**PROBLEM:** In the following material, identify every line holding the string "matplotlib" and return it.

┌─ SUPPLIED MATERIAL

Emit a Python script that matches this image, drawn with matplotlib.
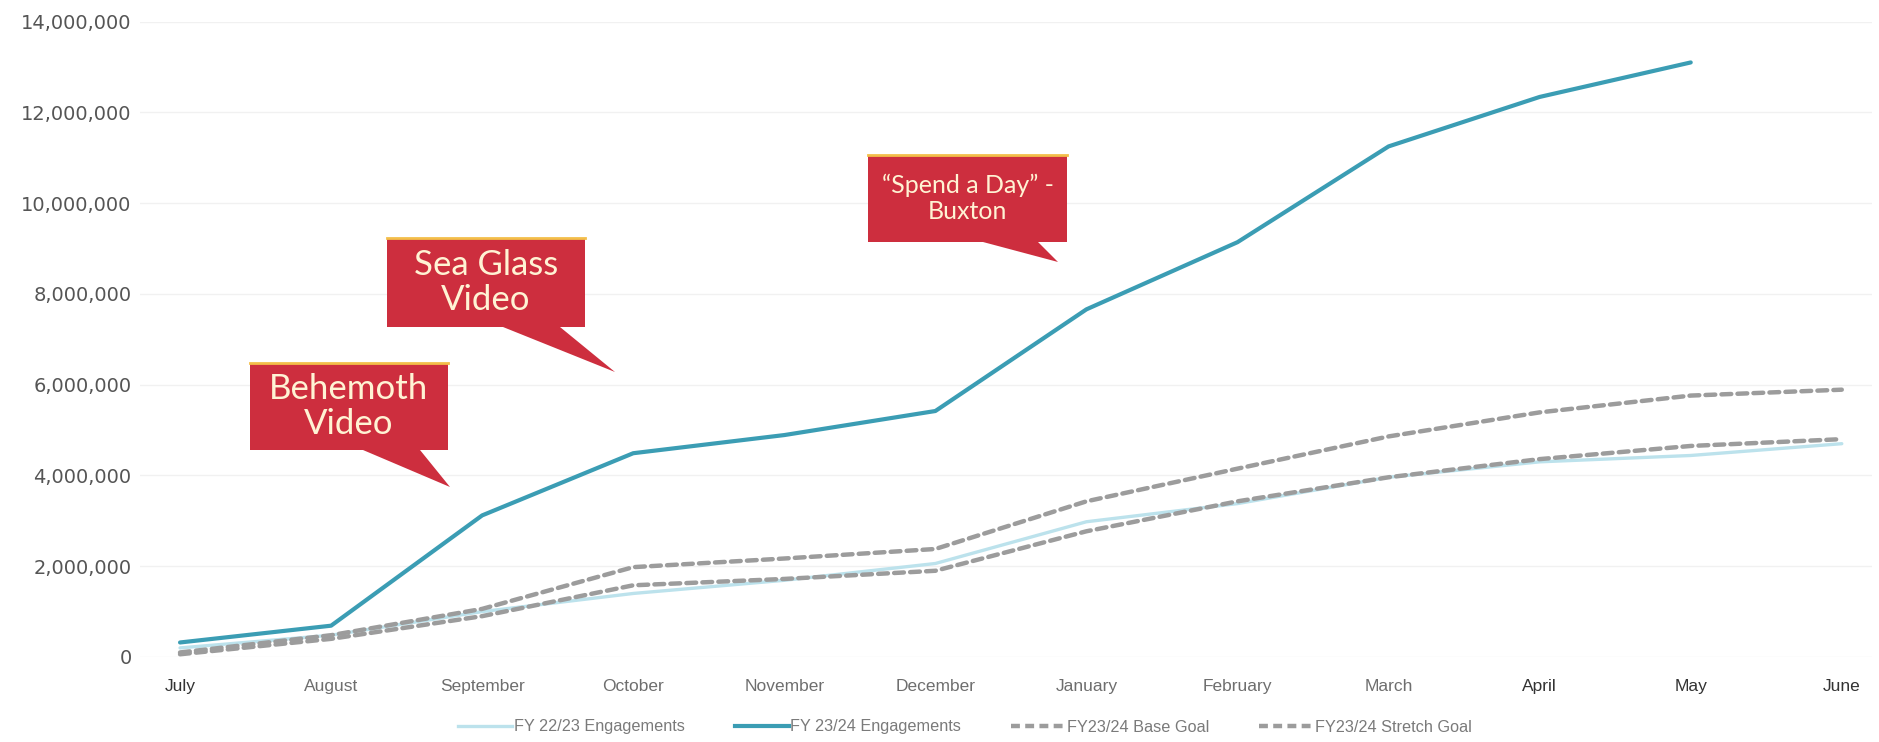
import matplotlib
matplotlib.use("Agg")
import matplotlib.pyplot as plt
from matplotlib.patches import Polygon
from matplotlib.lines import Line2D
from matplotlib.ticker import FuncFormatter, MultipleLocator

months = ["July", "August", "September", "October", "November", "December",
          "January", "February", "March", "April", "May", "June"]

fy2223 = [200000, 480000, 1000000, 1400000, 1690000, 2060000,
          2980000, 3380000, 3960000, 4300000, 4440000, 4700000]
fy2324 = [320000, 690000, 3120000, 4490000, 4890000, 5420000,
          7660000, 9140000, 11250000, 12340000, 13100000]
base_goal = [100000, 480000, 1060000, 1980000, 2170000, 2380000,
             3430000, 4150000, 4860000, 5390000, 5760000, 5890000]
stretch_goal = [60000, 400000, 900000, 1580000, 1720000, 1900000,
                2770000, 3430000, 3960000, 4360000, 4650000, 4800000]

series_labels = ["FY 22/23 Engagements", "FY 23/24 Engagements",
                 "FY23/24 Base Goal", "FY23/24 Stretch Goal"]

W, H = 1879, 742
TEAL = "#3B9DB4"
LIGHT = "#BCE2EC"
GREY = "#9C9C9C"
RED = "#CD2E3E"
GOLD = "#F3BE4A"
CREAM = "#FFF3D4"
narrow = ["Liberation Sans Narrow", "Liberation Sans", "DejaVu Sans"]

fig = plt.figure(figsize=(W / 100, H / 100), dpi=100)
fig.patch.set_facecolor("white")
ax = fig.add_axes([140 / W, 85 / H, 1732 / W, 635.4 / H])

x_all = list(range(len(months)))
ax.plot(x_all, fy2223, color=LIGHT, lw=2.4, zorder=2, solid_capstyle="round")
ax.plot(x_all, stretch_goal, color=GREY, lw=3.2, zorder=3,
        dashes=(2.2, 1.4), dash_capstyle="round")
ax.plot(x_all, base_goal, color=GREY, lw=3.2, zorder=3,
        dashes=(2.2, 1.4), dash_capstyle="round")
ax.plot(x_all[:len(fy2324)], fy2324, color=TEAL, lw=3.0, zorder=4,
        solid_capstyle="round")

ax.set_xlim(-0.265, 11.2)
ax.set_ylim(0, 14_000_000)
ax.yaxis.set_major_locator(MultipleLocator(2_000_000))
ax.yaxis.set_major_formatter(FuncFormatter(lambda v, p: f"{int(v):,}"))
ax.grid(axis="y", color="#F1F1F1", lw=1)
ax.set_axisbelow(True)
for s in ax.spines.values():
    s.set_visible(False)
ax.tick_params(axis="both", length=0)
ax.tick_params(axis="y", pad=6, labelsize=14, labelcolor="#555555")
ax.set_xticks(x_all)
ax.set_xticklabels(months, fontfamily=narrow, fontsize=12.5)
dark = {"July", "April", "May", "June"}
for t in ax.get_xticklabels():
    t.set_color("#333333" if t.get_text() in dark else "#6E6E6E")
ax.tick_params(axis="x", pad=16)
for t in ax.get_yticklabels():
    t.set_fontfamily("DejaVu Sans")

# legend
handles = [
    Line2D([], [], color=LIGHT, lw=2.4),
    Line2D([], [], color=TEAL, lw=3.0),
    Line2D([], [], color=GREY, lw=3.2, dashes=(2.0, 1.2)),
    Line2D([], [], color=GREY, lw=3.2, dashes=(2.0, 1.2)),
]
leg = fig.legend(handles, series_labels, loc="center",
                 bbox_to_anchor=(965 / W, 1 - 727 / H), ncol=4, frameon=False,
                 prop={"family": narrow, "size": 11.7}, handlelength=3.3,
                 handletextpad=0.1, columnspacing=3.1)
for t in leg.get_texts():
    t.set_color("#7A7A7A")


def px(x, y):
    return (x / W, 1 - y / H)


def callout(box, base, tip, lines, size):
    x0, y0, x1, y1 = box
    verts = [(x0, y0), (x1, y0), (x1, y1), (base[1], y1), tip,
             (base[0], y1), (x0, y1)]
    fig.patches.append(Polygon([px(*v) for v in verts], closed=True,
                               transform=fig.transFigure, facecolor=RED,
                               edgecolor="none", zorder=5))
    fig.lines.append(Line2D([x0 / W, x1 / W], [1 - y0 / H] * 2,
                            transform=fig.transFigure, color=GOLD, lw=2,
                            zorder=6))
    cx, cy = px((x0 + x1) / 2, (y0 + y1) / 2)
    fig.text(cx, cy, lines, ha="center", va="center", color=CREAM,
             fontsize=size, family=["Lato", "DejaVu Sans"],
             linespacing=1.15, zorder=7)


callout((250, 363, 448, 450), (363, 420), (450, 487),
        "Behemoth\nVideo", 25)
callout((387, 238, 585, 327), (503, 560), (615, 372),
        "Sea Glass\nVideo", 25)
callout((868, 155, 1067, 242), (983, 1038), (1058, 262),
        "\u201cSpend a Day\u201d -\nBuxton", 18)

fig.savefig("out.png", dpi=100, facecolor="white")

└─

**FINAL ANSWER:**
Emit a Python script that matches this image, drawn with matplotlib.
import matplotlib
matplotlib.use("Agg")
import matplotlib.pyplot as plt
from matplotlib.patches import Polygon
from matplotlib.lines import Line2D
from matplotlib.ticker import FuncFormatter, MultipleLocator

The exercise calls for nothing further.